The Importance of Learning From Your Mistakes, Failures and Setbacks

I send daily motivational quotes to my career mentoring members.  Last week, I sent one from Benjamin Disraeli, a Victorian era British Prime Minister.  Check it out…

“There is no education like adversity.”

I suggest that when my members receive a quote that they should think about how it applies to them and their life and career, then take some action based on the wisdom in the quote.  I believe that thoughtful action is the foundation of life and career success.

To use the Disraeli quote as an example….

My immediate thought when I saw this quote was that experience is a good teacher, but it can also be a hard teacher.  Most things I’ve learned through experience have come with the price of some pain.  So I immediately bought into what Disraeli is saying.  Hard lessons, ones that come with pain, can be a great springboard to learning.

I urge my career mentoring members to look for the lesson in every setback and failure.  It’s there, you just have to look for it.

Here’s a personal example.  When I started my consulting business in 1988. I was in high marketing mode.  I asked friends and clients for referrals.  When I got a referral I followed up right away.

At that time, I was living in New York City.  I received a referral to a guy in Chicago.  We spoke on the phone and I told him I would be happy to visit him in his office in Chicago to discuss how I might be able to help him.

We agreed on a date and I flew to Chicago.  When I met with him it became very clear to me that he was happy to meet with me because he thought he could get some free advice from me.  After our meeting it was very clear to me that no business was going to come from this conversation.

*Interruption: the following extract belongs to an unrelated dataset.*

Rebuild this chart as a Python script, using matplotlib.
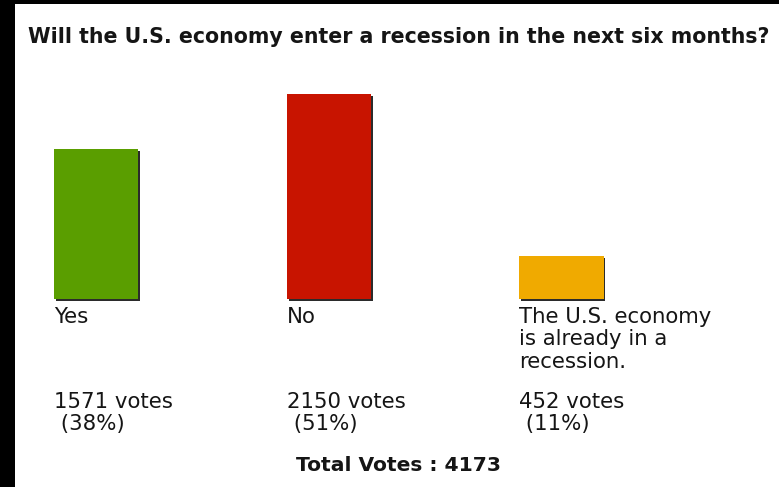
import matplotlib
matplotlib.use("Agg")
import matplotlib.pyplot as plt
from matplotlib.patches import Rectangle
import matplotlib.patheffects as pe
from matplotlib.transforms import blended_transform_factory

title = "Will the U.S. economy enter a recession in the next six months?"
categories = ["Yes", "No", "The U.S. economy\nis already in a\nrecession."]
votes = [1571, 2150, 452]
percents = [38, 51, 11]
bar_colors = ["#5a9e00", "#c81400", "#f0aa00"]

W, H, DPI = 779, 487, 100
plt.rcParams['font.family'] = ['DejaVu Sans']
fig = plt.figure(figsize=(W / DPI, H / DPI), dpi=DPI, facecolor="white")


def fx(px):
    return px / W


def fy(py):
    return 1 - py / H


# axes: bar baseline at 299 px from top, tallest bar 205 px
ax = fig.add_axes([0, fy(299), 1, 205 / H])
ax.set_xlim(-0.4125, 2.9345)
ax.set_ylim(0, max(votes))
ax.axis('off')
width = 0.361
xs = list(range(len(votes)))
bars = ax.bar(xs, votes, width=width, color=bar_colors, linewidth=0)
for b in bars:
    b.set_clip_on(False)
    b.set_path_effects([
        pe.SimplePatchShadow(offset=(1.3, -1.3), shadow_rgbFace="#2b2b2b", alpha=1.0),
        pe.Normal(),
    ])

trans = blended_transform_factory(ax.transData, fig.transFigure)
txt_color = "#151515"
for i, (cat, v, p) in enumerate(zip(categories, votes, percents)):
    left = xs[i] - width / 2
    ax.text(left, fy(307), cat, transform=trans, ha='left', va='top',
            fontsize=15.3, linespacing=1.15, color=txt_color)
    ax.text(left, fy(392), f"{v} votes\n ({p}%)", transform=trans,
            ha='left', va='top', fontsize=15.3, linespacing=1.1, color=txt_color)

fig.text(fx(28), fy(43), title, ha='left', va='baseline', fontsize=14.8,
         fontweight='bold', color=txt_color)
fig.text(fx(399), fy(471), f"Total Votes : {sum(votes)}", ha='center',
         va='baseline', fontsize=14.6, fontweight='bold', color=txt_color)

# black screen border at left and top
fig.patches.append(Rectangle((0, 0), fx(15), 1, transform=fig.transFigure,
                             facecolor='black', edgecolor='none', zorder=10))
fig.patches.append(Rectangle((0, fy(4)), 1, 4 / H, transform=fig.transFigure,
                             facecolor='black', edgecolor='none', zorder=10))

fig.savefig("out.png", dpi=DPI, facecolor="white")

What was the pain?  What did I learn?

The pain was mostly financial.  It cost me about $250 to fly to Chicago.  The hotel and meal and taxi costs added another $400 to the visit.  I spent approximately $650 on a marketing/sales trip that led to no business.

From this episode I learned the importance of qualifying leads. I began telling potential clients that I would be happy to give them a free half day of consulting if they would pick up my expenses.  I didn’t make any money during these calls which were more marketing than consulting, but at least I didn’t lose any money in the process.  I learned that people who were serious about contracting for my services were more than willing to pay my expenses to visit with them.  Those who weren’t willing to do so, were unlikely to hire me.

In other words, it took a little adversity – wasting $650 on a sales call – for me to learn the lesson of qualifying clients.